_Objective:_ In the material below, list every line carrying the string "Apache".
***** Provided records
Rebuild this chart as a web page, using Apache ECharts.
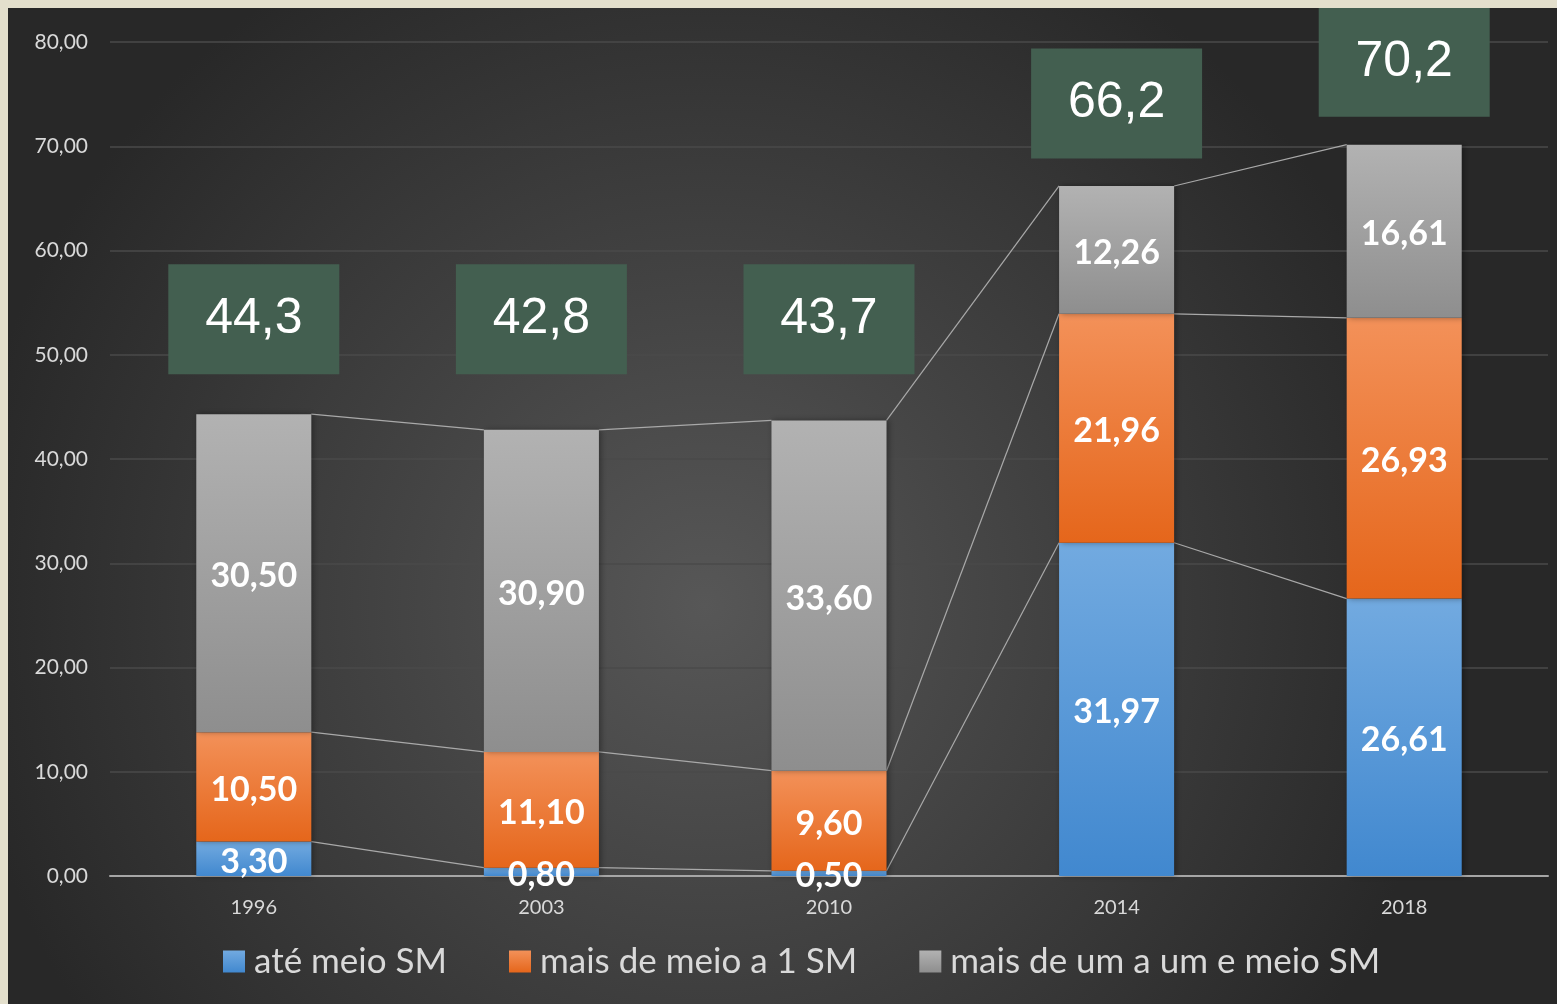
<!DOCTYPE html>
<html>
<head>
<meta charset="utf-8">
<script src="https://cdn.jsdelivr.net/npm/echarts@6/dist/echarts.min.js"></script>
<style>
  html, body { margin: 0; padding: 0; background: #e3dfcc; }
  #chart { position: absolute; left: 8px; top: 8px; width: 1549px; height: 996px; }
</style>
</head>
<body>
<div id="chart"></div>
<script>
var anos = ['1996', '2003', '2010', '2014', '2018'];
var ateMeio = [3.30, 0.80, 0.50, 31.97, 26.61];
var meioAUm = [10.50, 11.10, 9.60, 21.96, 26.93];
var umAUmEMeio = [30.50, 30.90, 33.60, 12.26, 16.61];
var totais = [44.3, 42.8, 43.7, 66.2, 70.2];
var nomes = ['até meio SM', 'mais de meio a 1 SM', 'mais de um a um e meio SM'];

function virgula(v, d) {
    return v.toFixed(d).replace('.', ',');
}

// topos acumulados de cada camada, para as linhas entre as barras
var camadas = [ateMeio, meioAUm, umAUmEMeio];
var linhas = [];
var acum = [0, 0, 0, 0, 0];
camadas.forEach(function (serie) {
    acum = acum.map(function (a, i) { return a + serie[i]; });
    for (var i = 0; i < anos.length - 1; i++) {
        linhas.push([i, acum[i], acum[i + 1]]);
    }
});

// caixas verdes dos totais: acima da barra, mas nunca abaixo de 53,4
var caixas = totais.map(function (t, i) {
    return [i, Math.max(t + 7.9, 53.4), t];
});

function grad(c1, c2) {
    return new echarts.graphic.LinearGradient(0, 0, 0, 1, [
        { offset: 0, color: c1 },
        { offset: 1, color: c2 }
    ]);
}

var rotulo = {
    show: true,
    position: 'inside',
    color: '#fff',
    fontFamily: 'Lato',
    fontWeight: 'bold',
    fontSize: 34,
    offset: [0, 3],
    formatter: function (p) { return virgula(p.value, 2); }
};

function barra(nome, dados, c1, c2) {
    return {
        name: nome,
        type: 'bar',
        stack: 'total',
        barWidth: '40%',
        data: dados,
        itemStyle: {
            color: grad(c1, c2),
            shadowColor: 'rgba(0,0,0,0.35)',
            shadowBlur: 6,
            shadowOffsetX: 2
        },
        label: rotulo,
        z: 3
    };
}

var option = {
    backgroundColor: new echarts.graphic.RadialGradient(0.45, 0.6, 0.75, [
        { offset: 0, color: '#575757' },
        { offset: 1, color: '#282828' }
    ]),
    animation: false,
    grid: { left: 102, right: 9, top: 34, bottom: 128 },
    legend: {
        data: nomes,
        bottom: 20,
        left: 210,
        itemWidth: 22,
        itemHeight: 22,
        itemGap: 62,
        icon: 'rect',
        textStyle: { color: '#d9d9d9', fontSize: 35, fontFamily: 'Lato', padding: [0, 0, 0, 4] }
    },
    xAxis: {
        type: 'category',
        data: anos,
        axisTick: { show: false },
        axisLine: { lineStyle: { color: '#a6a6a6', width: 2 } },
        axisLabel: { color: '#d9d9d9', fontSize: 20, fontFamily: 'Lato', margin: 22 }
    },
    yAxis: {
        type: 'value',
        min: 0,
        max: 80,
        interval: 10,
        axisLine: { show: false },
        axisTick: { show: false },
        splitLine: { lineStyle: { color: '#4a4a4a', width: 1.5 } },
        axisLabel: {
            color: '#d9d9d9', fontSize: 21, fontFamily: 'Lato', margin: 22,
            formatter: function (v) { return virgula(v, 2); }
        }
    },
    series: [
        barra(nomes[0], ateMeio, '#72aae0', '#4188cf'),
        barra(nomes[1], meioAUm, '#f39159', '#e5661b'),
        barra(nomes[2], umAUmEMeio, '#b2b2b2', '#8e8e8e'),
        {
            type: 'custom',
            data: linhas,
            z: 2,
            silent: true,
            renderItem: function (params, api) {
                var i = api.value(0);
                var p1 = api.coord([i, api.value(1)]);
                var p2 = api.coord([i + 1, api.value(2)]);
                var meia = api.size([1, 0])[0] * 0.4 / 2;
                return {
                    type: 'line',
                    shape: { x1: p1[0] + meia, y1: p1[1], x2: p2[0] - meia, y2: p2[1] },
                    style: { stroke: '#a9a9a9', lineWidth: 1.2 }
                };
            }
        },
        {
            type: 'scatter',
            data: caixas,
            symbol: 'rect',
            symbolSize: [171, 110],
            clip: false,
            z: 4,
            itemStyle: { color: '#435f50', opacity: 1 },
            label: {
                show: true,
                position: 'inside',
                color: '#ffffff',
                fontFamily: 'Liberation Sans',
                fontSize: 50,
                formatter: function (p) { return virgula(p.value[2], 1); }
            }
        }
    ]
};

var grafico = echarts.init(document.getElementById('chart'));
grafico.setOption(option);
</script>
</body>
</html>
**********
***** Provided records
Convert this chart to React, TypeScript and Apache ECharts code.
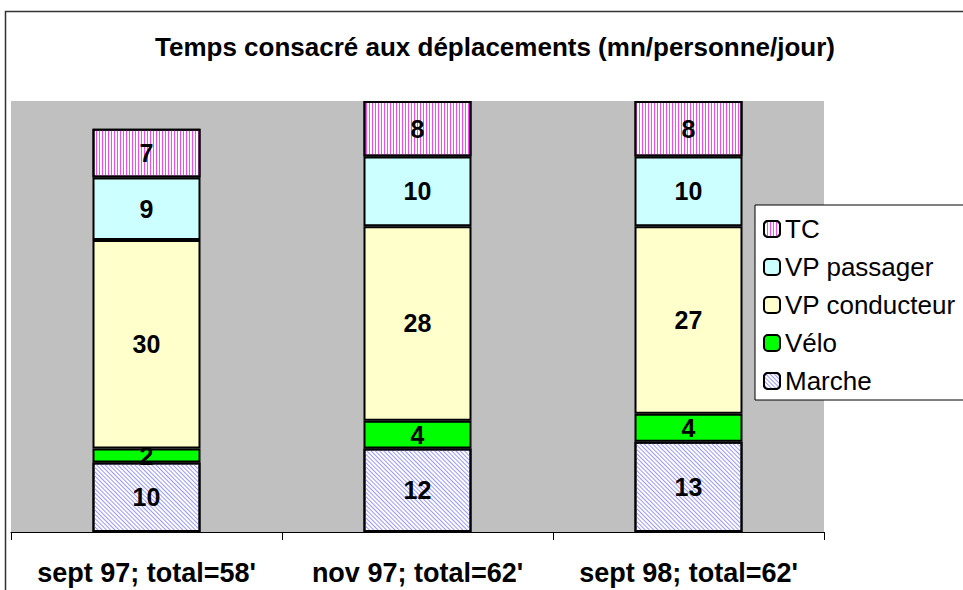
**********
_Result of this exercise:_
Rebuild this chart as a web page, using Apache ECharts.
Convert this chart to React, TypeScript and Apache ECharts code.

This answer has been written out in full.